Pedestrians will need information about the vehicle traffic surrounding us and in 2010, the Pedestrian Safety Enhancement Act, required that "every E.V. and hybrid manufactured since 2020 and sold in the U.S. must come equipped with a pedestrian-warning system, also known as an acoustic vehicle alerting system (AVAS). which emits noises from external speakers when the care is travelling below eighteen and a half miles per hour. (Similar regulations apply in Europe and Asia)."

Preston covers in detail the efforts "to make naturally quiet vehicles noisier." It is a long process, requiring the collection of data, taking into account the needs of the blind community, setting a minimum noise standard, establishing numerical acoustic rules (6 years and 372pp.) and designing the sounds. This was set in motion with the 2011 "Pedestrian Safety Enhancement Act," called "for a 'sound or set of sounds for all vehicles of the same make and model.'"

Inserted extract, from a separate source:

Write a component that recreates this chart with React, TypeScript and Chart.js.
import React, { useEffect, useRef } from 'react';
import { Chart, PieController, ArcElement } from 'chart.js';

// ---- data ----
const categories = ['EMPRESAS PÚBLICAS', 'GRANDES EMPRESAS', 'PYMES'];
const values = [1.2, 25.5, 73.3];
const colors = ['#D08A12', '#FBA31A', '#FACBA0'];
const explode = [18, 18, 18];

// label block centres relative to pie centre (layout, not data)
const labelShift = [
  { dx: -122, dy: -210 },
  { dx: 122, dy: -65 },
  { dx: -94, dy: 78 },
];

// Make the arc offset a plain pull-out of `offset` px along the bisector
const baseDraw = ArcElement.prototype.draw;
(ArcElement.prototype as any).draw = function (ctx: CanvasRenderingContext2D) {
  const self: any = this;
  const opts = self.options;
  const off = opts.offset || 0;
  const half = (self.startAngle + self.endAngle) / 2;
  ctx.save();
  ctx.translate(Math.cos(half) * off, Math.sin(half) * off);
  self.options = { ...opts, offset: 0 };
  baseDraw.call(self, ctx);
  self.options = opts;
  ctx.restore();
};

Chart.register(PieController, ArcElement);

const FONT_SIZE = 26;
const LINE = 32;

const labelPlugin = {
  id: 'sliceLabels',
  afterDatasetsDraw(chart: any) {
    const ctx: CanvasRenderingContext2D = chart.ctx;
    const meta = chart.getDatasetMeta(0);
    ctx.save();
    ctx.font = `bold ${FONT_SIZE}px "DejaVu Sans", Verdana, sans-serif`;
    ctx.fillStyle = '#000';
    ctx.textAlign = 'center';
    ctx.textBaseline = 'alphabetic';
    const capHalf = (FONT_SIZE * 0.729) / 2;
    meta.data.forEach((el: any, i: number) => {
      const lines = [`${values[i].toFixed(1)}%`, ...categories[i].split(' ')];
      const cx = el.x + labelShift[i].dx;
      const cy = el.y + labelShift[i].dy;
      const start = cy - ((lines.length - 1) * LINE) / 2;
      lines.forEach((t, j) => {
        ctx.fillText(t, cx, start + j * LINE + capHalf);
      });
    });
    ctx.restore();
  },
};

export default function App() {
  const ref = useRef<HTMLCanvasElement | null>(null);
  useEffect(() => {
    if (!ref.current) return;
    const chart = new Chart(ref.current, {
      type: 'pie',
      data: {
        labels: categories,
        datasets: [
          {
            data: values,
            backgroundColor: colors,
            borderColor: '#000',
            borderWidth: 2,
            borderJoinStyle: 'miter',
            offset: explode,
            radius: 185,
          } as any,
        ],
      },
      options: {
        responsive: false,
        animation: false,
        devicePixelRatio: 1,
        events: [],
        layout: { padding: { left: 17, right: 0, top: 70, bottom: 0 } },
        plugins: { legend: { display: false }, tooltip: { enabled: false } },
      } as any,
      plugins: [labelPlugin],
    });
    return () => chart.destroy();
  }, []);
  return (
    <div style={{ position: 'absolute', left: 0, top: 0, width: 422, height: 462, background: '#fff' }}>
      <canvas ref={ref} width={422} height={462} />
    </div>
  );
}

There is a quote from John Pare, of the National Federation of the Blind (N.F.B.) that provided me a useful perspective on considering this issue. He told Preston that"society has already been trained to know what cars sound like. It's really hard to specify what a car sounds like. How do you put into regulatory legal language that a car should sound like a car?" (My italics)

Preston also describes "the vast new stage for sound designers, both inside and outside" electric vehicles. We want to avoid a "sonic plague" the most notable of one of them are the "back-up beepers unleashed by Ed Person's mid-sixties invention, the Bac-A-Larm...tempered by back-up cameras in new trucks and vans which warn only the driver and not the rest of the street, if someone is behind the vehicle." You can imagine the opposition from the N.F.B. It was "predicated on an imminent colision, rather than preventing such incidents from occurring in the first place." 

The trick is the development of an "alert (that) reaches the people who need to hear it, without annoying those who don't." Preston provides a great description: threading the "sonic needle."

You will learn, I think (I did), that making the world quieter is likely to be a struggle. Preston notes that there are sixty major auto brands world-wide. Consider that each has its own "unique identity" or that each brand comes with a customizable sound system. And then making cars just loud enough so that they can catch one's attention another.

It is a fascinating essay on city soundscapes to come and may be read here.  The on-line version is titled "What Should a Nine-Thousand Pound Car Sound Like."

By the way in reference to internal combustion engines, I'd never heard the phrase "'suck, squeeze, bang, and blow' car talk."  It refers to "the induction of air, its compression inside the piston sleeves, the explosion of the vaporized gasoline, and the expulsion of CO2 exhaust."